TSO collected $300M more dollars in profits in 2006 (+60%) from you, for being the middleman in the oil crisis, adding $540M to cash reserves which they announced they will use, not to build additional refining capacity that this country needs, but to buy a refinery from Shell! As with consolidation in other commodity sectors, the less competition the better!
The rally they sparked was short-lived, though, as oil itself broke down towards my $54.60 rest target after a nice fake morning pump as traders shuffled contracts from March to April but, at 11:31, I commented in the member chat: "Something’s up with CHK, EOG, ECA… Now is the time to add some oil puts I think!" What did I see?
I saw part of our tracking group collapsing led by EOG who made a U-turn off a huge spike at 11:15 which was confirmed by some topping action in crude less than 10 minutes later but EOG’s quick collapse let us know that there would be pain ahead for the rest of the group.
We had all the time in the world to pick up additional PBR puts and I took the PTR $120 puts (1/24) off the table at $1.70 (up 52%) but we weren’t taking any chances - the way oil has been whipsawing us lately, 50% is PLENTY to make on a position! At 12:03 I said: "If oil breaks below $54.60 we may have something worthwhile…" and we did, oil had a very weak finish, closing right at the bottom of the day’s range.
There are still 386K NYMEX contracts open in March (13 trading days left) and 109K contracts are now jammed into April and another 55K in May, 96K in June followed by July through November each under 30K but (uh oh!) there are already 147M barrels of oil scheduled for delivery in December at $58.68. As I pointed out in comments today, only .29 separates the March and April contracts, that can’t last! June-July = .44, Aug-Sept = .39, Nov-Dec = .33… They can’t keep that up for long… You can still buy Dec 2012 barrels for $60.40 a barrel and sell calls against them for 70 months, even if you just pick up .25 a month of premium it’s a huge winner as long as oil doesn’t go below $42.90 but there are hardly any takers… Doesn’t that seem strange?
It’s not like Dec 2012 is a dead contract, 242,000 barrels were traded today and 16M barrels worth of contracts are currently outstanding so at least one person knows they can drive to the 2012 Olympics for under $2.50 a gallon!
Gold fell $7 as the dollar showed some strength and was in no mood to recover as it settled just above $640 at $642. The 50 dma calls out to be tested, just $10 further down from here!
If you’re interested, my Web Radio Interview with MN1 is now available for download HERE. I did pretty good in that interview as it was from the 25th and every trade I gave them; LVS, BAB, OII, XLE, FXI all worked out!

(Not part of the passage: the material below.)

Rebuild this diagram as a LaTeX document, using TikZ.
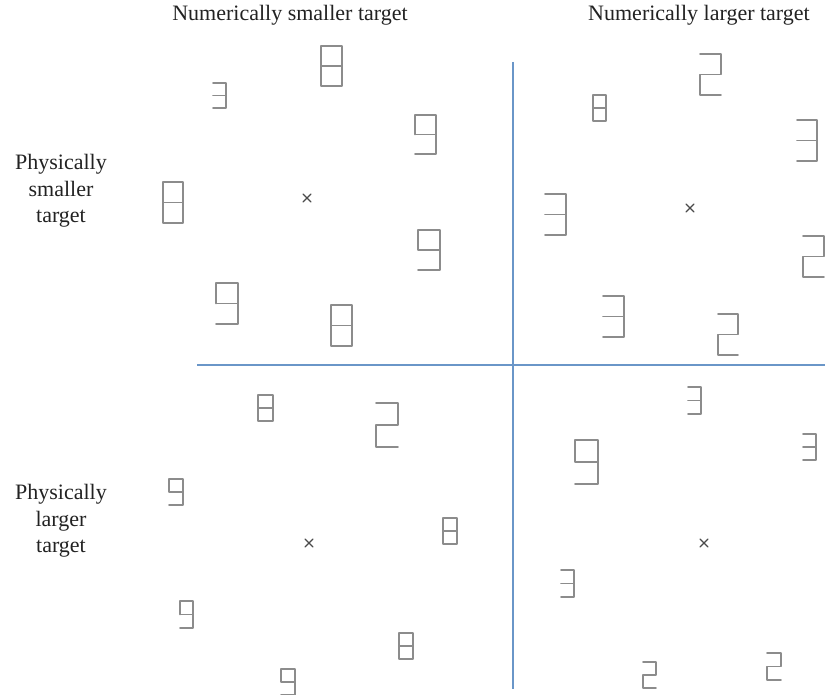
\documentclass[tikz,border=0pt]{standalone}
\usepackage{fontspec}
\setmainfont{Liberation Serif}
\definecolor{digitgray}{HTML}{8C8C8C}
\definecolor{axisblue}{HTML}{6A96C8}
\definecolor{labelgray}{HTML}{222222}
\definecolor{markgray}{HTML}{4A4A4A}
\newcommand\dEight[4]{\draw[dig] (#1,#2) rectangle (#3,#4) (#1,{(#2+#4)/2}) -- (#3,{(#2+#4)/2});}
\newcommand\dNine[4]{\draw[dig] (#1,{(#2+#4)/2}) -- (#1,#2) -- (#3,#2) -- (#3,#4) -- (#1,#4) (#1,{(#2+#4)/2}) -- (#3,{(#2+#4)/2});}
\newcommand\dThree[4]{\draw[dig] (#1,#2) -- (#3,#2) -- (#3,#4) -- (#1,#4) (#1,{(#2+#4)/2}) -- (#3,{(#2+#4)/2});}
\newcommand\dTwo[4]{\draw[dig] (#1,#2) -- (#3,#2) -- (#3,{(#2+#4)/2}) -- (#1,{(#2+#4)/2}) -- (#1,#4) -- (#3,#4);}
\newcommand\fixmark[2]{\draw[fixm] (#1-4,#2-4) -- (#1+4,#2+4) (#1-4,#2+4) -- (#1+4,#2-4);}
\begin{document}
\begin{tikzpicture}[x=1pt,y=-1pt,
  dig/.style={draw=digitgray, line width=1.6pt, line cap=round, line join=round},
  fixm/.style={draw=markgray, line width=1.3pt, line cap=round},
  axis/.style={draw=axisblue, line width=2.6pt},
  lbl/.style={text=labelgray, font=\fontsize{22}{26.5}\selectfont, inner sep=0pt, align=center}]
\useasboundingbox (0,0) rectangle (833,695);
% axes
\coordinate (vtop) at (513,62);
\coordinate (vbot) at (513,689);
\coordinate (hl) at (197,365);
\coordinate (hr) at (825,365);
\draw[axis] (vtop) -- (vbot);
\draw[axis] (hl) -- (hr);
% labels
\node[lbl] (ns) at (290,15) {Numerically smaller target};
\node[lbl] (nl) at (699,15) {Numerically larger target};
\node[lbl] (ps) at (61,191) {Physically\\smaller\\target};
\node[lbl] (pl) at (61,521) {Physically\\larger\\target};
% top-left quadrant
\dThree{213}{83}{226}{108}
\dEight{321}{46}{342}{86}
\dNine{415}{115}{436}{154}
\dEight{163}{182}{183}{223}
\dNine{418}{230}{440}{270}
\dNine{216}{283}{238}{324}
\dEight{331}{305}{352}{346}
\fixmark{307}{198}
% top-right quadrant
\dEight{593}{95}{606}{121}
\dTwo{700}{54}{721}{95}
\dThree{797}{120}{817}{161}
\dThree{545}{194}{566}{235}
\dTwo{803}{236}{824}{277}
\dThree{603}{296}{624}{337}
\dTwo{718}{314}{738}{355}
\fixmark{690}{208}
% bottom-left quadrant
\dEight{258}{395}{273}{421}
\dTwo{376}{403}{398}{447}
\dNine{169}{479}{183}{505}
\dEight{443}{518}{457}{544}
\dNine{180}{601}{193}{628}
\dEight{399}{633}{413}{659}
\dNine{281}{669}{295}{695}
\fixmark{309}{543}
% bottom-right quadrant
\dThree{688}{387}{701}{414}
\dNine{575}{440}{598}{484}
\dThree{803}{434}{816}{460}
\dThree{561}{570}{574}{597}
\dTwo{643}{662}{656}{688}
\dTwo{767}{653}{781}{680}
\fixmark{704}{543}
\end{tikzpicture}
\end{document}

What didn’t work out today was BAB’s huge recovery on a huge 3% jump as they avert the strike. As I said over the weekend, the damage is already done, both to BAB’s reputation, and to their bottom line as they did it all at the last minute and many passengers have already gone through the hassle of rebooking. The company also had to agree to put $1.5Bn into their $4Bn underfunded pension program plus two years worth of wage concessions on a go-forward basis. We set a stop on our Mar $105 puts at $1.20 but they never went below $1.55 for the day. They still make a nice hedge against our oil puts.
Our AMZN play worked out perfectly as we took the July $37.50s for $3.75 and sold the $35s for $3.25 later in the day. This will be tricky to manage and we will track it carefully but picking up the Julys early worked out great as they are already up .25, which is not bad since we are only in for .50 out of pocket! Thanks to Ravi for pointing out this excellent opportunity!